### What to do
Will you output all of the data below exactly, omitting the images?

### Stored rows
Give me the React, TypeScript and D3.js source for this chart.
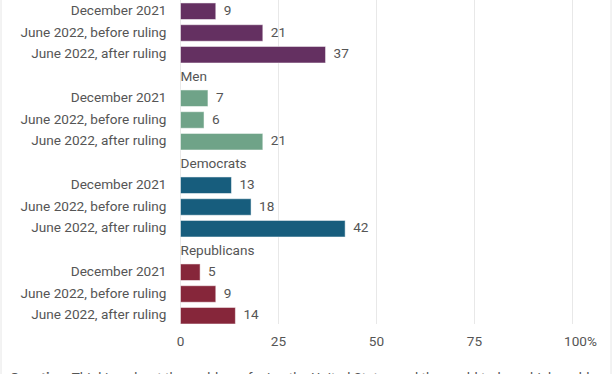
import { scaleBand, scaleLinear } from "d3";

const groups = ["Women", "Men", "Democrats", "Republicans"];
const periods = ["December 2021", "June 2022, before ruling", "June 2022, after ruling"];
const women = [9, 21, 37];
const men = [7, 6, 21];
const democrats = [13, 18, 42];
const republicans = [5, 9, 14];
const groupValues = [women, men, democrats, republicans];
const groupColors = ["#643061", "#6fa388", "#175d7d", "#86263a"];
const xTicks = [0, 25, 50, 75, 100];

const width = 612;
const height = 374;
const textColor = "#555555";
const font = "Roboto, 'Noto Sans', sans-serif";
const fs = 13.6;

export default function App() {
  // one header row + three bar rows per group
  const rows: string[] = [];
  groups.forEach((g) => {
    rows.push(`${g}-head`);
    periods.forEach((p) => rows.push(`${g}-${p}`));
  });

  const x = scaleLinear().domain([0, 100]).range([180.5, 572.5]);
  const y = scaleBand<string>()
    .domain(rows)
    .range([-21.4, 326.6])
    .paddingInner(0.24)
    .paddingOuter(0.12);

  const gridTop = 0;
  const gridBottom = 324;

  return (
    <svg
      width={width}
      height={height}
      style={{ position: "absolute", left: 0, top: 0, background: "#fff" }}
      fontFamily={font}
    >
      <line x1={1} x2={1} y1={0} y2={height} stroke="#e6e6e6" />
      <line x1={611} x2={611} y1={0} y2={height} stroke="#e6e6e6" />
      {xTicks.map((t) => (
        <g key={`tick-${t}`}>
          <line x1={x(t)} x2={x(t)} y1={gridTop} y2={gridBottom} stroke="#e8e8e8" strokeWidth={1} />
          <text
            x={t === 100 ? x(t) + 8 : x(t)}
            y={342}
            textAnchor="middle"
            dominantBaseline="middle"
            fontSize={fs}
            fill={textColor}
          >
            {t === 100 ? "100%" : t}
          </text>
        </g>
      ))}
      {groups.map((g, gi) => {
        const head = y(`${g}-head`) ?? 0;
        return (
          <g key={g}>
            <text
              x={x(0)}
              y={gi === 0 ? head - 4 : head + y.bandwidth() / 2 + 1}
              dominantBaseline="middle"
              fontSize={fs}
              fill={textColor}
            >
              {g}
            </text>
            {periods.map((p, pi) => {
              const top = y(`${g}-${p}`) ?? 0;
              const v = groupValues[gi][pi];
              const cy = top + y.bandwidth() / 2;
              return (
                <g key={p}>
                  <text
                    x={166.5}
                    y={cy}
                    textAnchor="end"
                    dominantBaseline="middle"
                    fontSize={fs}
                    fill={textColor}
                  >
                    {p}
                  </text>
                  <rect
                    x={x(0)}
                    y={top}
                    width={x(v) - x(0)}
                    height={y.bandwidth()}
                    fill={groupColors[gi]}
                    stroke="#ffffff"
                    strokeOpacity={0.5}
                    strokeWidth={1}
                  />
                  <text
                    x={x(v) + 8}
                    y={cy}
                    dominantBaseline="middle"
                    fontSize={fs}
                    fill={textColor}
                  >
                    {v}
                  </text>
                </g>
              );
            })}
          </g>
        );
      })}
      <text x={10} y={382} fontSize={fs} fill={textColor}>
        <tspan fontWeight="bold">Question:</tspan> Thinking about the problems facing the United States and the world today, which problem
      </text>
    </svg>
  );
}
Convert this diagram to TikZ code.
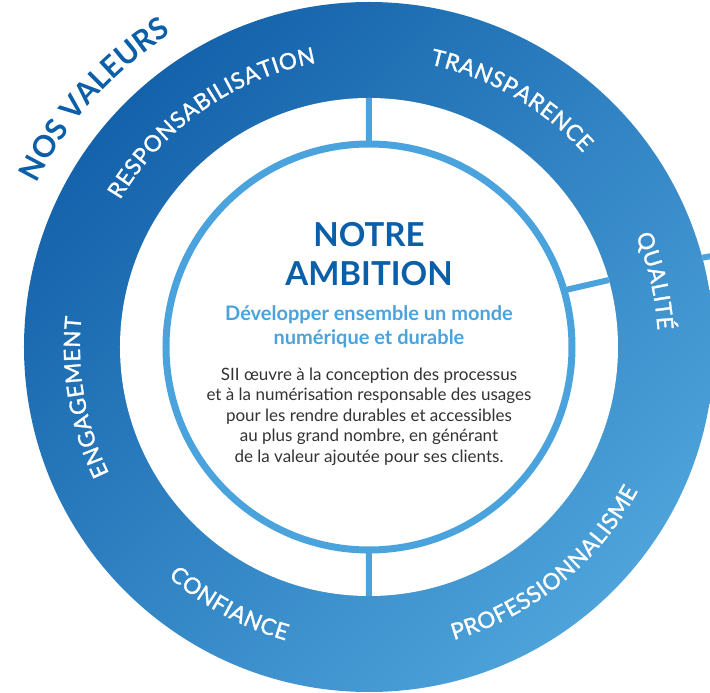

### Output below
Give me the React, TypeScript and D3.js source for this chart.
import { scaleBand, scaleLinear } from "d3";

const groups = ["Women", "Men", "Democrats", "Republicans"];
const periods = ["December 2021", "June 2022, before ruling", "June 2022, after ruling"];
const women = [9, 21, 37];
const men = [7, 6, 21];
const democrats = [13, 18, 42];
const republicans = [5, 9, 14];
const groupValues = [women, men, democrats, republicans];
const groupColors = ["#643061", "#6fa388", "#175d7d", "#86263a"];
const xTicks = [0, 25, 50, 75, 100];

const width = 612;
const height = 374;
const textColor = "#555555";
const font = "Roboto, 'Noto Sans', sans-serif";
const fs = 13.6;

export default function App() {
  // one header row + three bar rows per group
  const rows: string[] = [];
  groups.forEach((g) => {
    rows.push(`${g}-head`);
    periods.forEach((p) => rows.push(`${g}-${p}`));
  });

  const x = scaleLinear().domain([0, 100]).range([180.5, 572.5]);
  const y = scaleBand<string>()
    .domain(rows)
    .range([-21.4, 326.6])
    .paddingInner(0.24)
    .paddingOuter(0.12);

  const gridTop = 0;
  const gridBottom = 324;

  return (
    <svg
      width={width}
      height={height}
      style={{ position: "absolute", left: 0, top: 0, background: "#fff" }}
      fontFamily={font}
    >
      <line x1={1} x2={1} y1={0} y2={height} stroke="#e6e6e6" />
      <line x1={611} x2={611} y1={0} y2={height} stroke="#e6e6e6" />
      {xTicks.map((t) => (
        <g key={`tick-${t}`}>
          <line x1={x(t)} x2={x(t)} y1={gridTop} y2={gridBottom} stroke="#e8e8e8" strokeWidth={1} />
          <text
            x={t === 100 ? x(t) + 8 : x(t)}
            y={342}
            textAnchor="middle"
            dominantBaseline="middle"
            fontSize={fs}
            fill={textColor}
          >
            {t === 100 ? "100%" : t}
          </text>
        </g>
      ))}
      {groups.map((g, gi) => {
        const head = y(`${g}-head`) ?? 0;
        return (
          <g key={g}>
            <text
              x={x(0)}
              y={gi === 0 ? head - 4 : head + y.bandwidth() / 2 + 1}
              dominantBaseline="middle"
              fontSize={fs}
              fill={textColor}
            >
              {g}
            </text>
            {periods.map((p, pi) => {
              const top = y(`${g}-${p}`) ?? 0;
              const v = groupValues[gi][pi];
              const cy = top + y.bandwidth() / 2;
              return (
                <g key={p}>
                  <text
                    x={166.5}
                    y={cy}
                    textAnchor="end"
                    dominantBaseline="middle"
                    fontSize={fs}
                    fill={textColor}
                  >
                    {p}
                  </text>
                  <rect
                    x={x(0)}
                    y={top}
                    width={x(v) - x(0)}
                    height={y.bandwidth()}
                    fill={groupColors[gi]}
                    stroke="#ffffff"
                    strokeOpacity={0.5}
                    strokeWidth={1}
                  />
                  <text
                    x={x(v) + 8}
                    y={cy}
                    dominantBaseline="middle"
                    fontSize={fs}
                    fill={textColor}
                  >
                    {v}
                  </text>
                </g>
              );
            })}
          </g>
        );
      })}
      <text x={10} y={382} fontSize={fs} fill={textColor}>
        <tspan fontWeight="bold">Question:</tspan> Thinking about the problems facing the United States and the world today, which problem
      </text>
    </svg>
  );
}
Convert this diagram to TikZ code.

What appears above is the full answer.